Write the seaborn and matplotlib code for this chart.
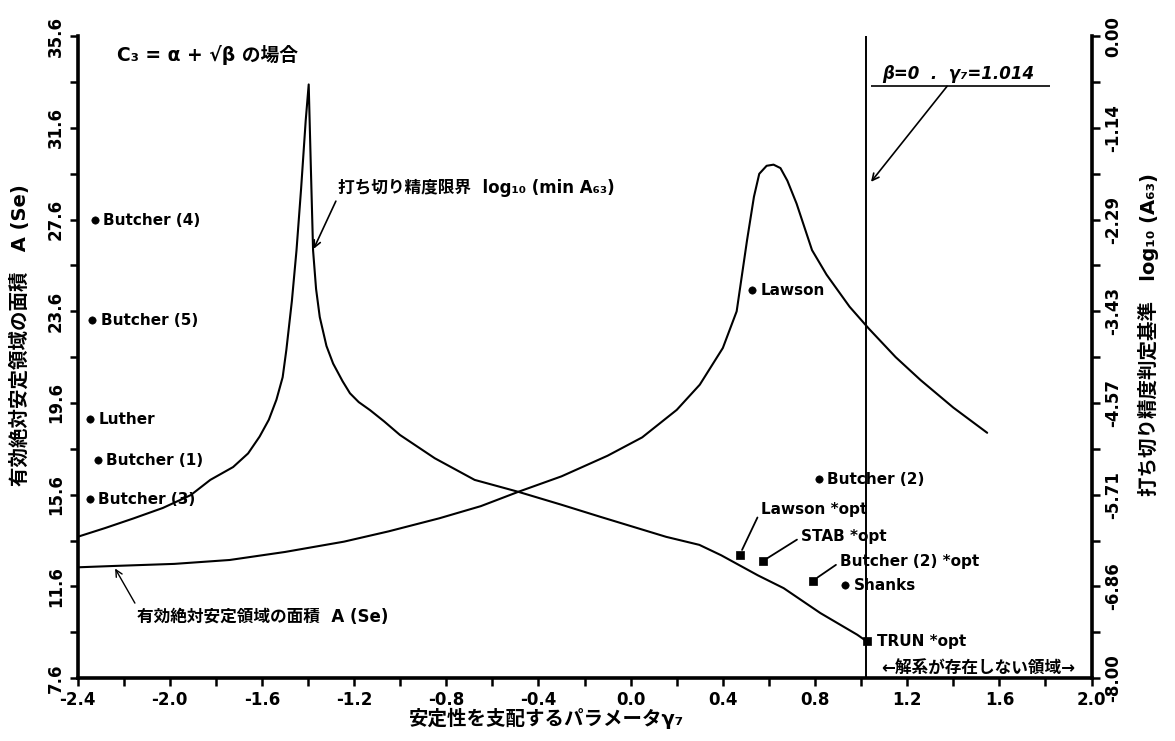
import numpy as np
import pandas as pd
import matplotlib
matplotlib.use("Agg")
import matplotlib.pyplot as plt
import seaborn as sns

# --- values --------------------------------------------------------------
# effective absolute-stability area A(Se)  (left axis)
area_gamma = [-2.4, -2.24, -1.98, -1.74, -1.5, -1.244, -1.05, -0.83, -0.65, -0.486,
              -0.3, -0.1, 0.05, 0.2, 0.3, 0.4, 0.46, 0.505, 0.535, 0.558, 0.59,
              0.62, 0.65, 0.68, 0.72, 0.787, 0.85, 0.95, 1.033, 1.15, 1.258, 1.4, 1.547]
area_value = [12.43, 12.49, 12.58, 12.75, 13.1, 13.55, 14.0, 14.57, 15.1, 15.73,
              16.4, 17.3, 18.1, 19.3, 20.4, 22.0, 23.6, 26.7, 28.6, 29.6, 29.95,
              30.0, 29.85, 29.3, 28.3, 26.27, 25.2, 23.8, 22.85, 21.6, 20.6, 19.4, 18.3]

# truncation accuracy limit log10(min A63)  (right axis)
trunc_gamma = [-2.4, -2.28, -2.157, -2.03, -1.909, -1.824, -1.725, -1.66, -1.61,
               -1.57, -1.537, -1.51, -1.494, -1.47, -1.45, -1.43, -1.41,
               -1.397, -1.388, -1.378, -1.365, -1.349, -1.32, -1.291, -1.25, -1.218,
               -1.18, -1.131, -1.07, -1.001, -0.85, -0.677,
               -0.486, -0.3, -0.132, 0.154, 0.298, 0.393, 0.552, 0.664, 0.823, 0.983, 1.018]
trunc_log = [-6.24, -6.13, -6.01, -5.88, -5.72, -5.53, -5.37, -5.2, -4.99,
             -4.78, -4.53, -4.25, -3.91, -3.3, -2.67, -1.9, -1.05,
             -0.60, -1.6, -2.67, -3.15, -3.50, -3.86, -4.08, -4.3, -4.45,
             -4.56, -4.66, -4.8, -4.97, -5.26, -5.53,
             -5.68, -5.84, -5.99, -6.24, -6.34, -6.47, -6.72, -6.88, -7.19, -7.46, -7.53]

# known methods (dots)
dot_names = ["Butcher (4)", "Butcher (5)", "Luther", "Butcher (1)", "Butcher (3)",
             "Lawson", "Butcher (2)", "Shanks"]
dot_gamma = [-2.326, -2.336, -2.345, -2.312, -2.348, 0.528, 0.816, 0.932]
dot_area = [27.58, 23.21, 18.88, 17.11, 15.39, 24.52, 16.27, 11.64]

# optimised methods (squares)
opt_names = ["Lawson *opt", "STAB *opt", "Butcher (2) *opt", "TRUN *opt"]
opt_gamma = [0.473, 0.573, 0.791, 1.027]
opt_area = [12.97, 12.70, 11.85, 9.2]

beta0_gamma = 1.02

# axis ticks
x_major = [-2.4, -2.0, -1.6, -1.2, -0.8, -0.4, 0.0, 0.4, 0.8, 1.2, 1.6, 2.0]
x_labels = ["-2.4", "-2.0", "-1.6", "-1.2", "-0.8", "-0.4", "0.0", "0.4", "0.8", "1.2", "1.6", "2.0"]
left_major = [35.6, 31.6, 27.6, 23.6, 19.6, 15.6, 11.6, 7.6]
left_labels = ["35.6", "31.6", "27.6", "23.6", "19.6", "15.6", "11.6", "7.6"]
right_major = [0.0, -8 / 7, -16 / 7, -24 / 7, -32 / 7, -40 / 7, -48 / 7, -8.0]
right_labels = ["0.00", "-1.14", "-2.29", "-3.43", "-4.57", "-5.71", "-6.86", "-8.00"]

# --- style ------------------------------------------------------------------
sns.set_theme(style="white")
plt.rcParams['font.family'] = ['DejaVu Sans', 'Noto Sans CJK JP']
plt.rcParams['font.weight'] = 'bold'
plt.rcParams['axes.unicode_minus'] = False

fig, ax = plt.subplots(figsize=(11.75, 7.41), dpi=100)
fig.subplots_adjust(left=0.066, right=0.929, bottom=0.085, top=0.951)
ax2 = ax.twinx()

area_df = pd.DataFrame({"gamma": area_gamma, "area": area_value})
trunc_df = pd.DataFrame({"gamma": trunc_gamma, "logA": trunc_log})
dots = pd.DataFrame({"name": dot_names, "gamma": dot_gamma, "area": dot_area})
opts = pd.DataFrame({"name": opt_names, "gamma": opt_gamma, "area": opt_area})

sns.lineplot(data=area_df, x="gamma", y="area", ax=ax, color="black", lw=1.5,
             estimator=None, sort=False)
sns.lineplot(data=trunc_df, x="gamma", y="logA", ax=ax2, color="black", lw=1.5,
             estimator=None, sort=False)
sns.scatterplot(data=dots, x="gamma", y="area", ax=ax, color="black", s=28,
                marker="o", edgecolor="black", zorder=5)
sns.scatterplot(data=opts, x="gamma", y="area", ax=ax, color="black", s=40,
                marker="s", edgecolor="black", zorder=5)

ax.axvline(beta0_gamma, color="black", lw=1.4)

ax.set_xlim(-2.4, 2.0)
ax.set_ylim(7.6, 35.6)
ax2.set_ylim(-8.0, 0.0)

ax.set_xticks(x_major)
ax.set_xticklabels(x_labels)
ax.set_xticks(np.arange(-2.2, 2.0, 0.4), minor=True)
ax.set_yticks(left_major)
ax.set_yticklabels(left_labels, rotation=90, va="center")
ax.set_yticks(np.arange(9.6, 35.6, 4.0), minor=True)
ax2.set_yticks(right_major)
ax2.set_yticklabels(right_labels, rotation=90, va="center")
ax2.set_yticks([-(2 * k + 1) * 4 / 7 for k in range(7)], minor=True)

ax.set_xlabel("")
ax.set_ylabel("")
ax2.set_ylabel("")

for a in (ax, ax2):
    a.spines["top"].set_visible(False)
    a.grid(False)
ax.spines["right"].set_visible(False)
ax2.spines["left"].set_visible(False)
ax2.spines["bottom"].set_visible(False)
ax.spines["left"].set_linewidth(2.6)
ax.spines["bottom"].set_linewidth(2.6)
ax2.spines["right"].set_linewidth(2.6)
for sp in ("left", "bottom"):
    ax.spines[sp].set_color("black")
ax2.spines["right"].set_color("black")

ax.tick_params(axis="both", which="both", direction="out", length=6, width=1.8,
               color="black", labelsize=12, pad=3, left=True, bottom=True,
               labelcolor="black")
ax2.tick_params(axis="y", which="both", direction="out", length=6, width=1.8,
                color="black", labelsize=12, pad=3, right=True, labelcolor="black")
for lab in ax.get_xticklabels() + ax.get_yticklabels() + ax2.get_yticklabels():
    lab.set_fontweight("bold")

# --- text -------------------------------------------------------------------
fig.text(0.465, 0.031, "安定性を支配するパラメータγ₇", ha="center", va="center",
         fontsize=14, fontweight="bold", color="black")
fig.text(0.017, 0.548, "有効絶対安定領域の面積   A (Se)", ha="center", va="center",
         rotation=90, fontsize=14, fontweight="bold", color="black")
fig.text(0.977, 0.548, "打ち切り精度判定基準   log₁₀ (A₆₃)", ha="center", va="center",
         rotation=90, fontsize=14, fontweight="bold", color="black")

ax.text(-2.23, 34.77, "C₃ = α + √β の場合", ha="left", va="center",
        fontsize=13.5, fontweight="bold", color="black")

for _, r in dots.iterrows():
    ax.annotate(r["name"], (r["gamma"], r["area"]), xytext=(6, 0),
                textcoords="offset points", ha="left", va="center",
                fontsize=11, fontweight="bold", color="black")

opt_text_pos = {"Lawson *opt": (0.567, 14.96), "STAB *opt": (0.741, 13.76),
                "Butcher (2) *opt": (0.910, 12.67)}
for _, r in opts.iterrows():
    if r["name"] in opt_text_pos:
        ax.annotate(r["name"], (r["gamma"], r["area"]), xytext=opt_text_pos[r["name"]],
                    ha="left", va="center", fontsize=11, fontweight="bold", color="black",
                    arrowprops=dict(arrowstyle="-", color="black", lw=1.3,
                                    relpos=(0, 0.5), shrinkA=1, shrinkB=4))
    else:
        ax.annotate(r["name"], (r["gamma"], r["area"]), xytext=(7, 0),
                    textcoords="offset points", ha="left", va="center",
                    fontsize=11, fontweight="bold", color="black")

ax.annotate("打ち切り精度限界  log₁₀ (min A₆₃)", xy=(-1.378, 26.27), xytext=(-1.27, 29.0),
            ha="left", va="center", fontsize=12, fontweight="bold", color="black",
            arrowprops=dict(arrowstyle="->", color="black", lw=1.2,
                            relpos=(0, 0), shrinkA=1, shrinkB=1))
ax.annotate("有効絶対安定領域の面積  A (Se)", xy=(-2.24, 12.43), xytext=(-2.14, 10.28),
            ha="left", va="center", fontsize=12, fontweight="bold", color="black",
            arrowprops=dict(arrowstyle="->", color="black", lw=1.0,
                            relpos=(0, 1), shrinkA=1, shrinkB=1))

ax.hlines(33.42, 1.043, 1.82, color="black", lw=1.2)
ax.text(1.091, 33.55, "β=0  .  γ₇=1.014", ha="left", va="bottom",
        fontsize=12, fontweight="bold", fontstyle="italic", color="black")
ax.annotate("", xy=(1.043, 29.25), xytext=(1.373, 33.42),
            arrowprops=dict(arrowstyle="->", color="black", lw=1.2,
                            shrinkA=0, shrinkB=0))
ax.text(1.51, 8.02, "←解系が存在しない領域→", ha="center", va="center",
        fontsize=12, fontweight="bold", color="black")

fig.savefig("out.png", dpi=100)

■ ■ ■ ■ ■

* **Your instructions**:
Tally the lines that hold the string "matplotlib" and state the total, nothing more.

* **Result of the exercise**:
4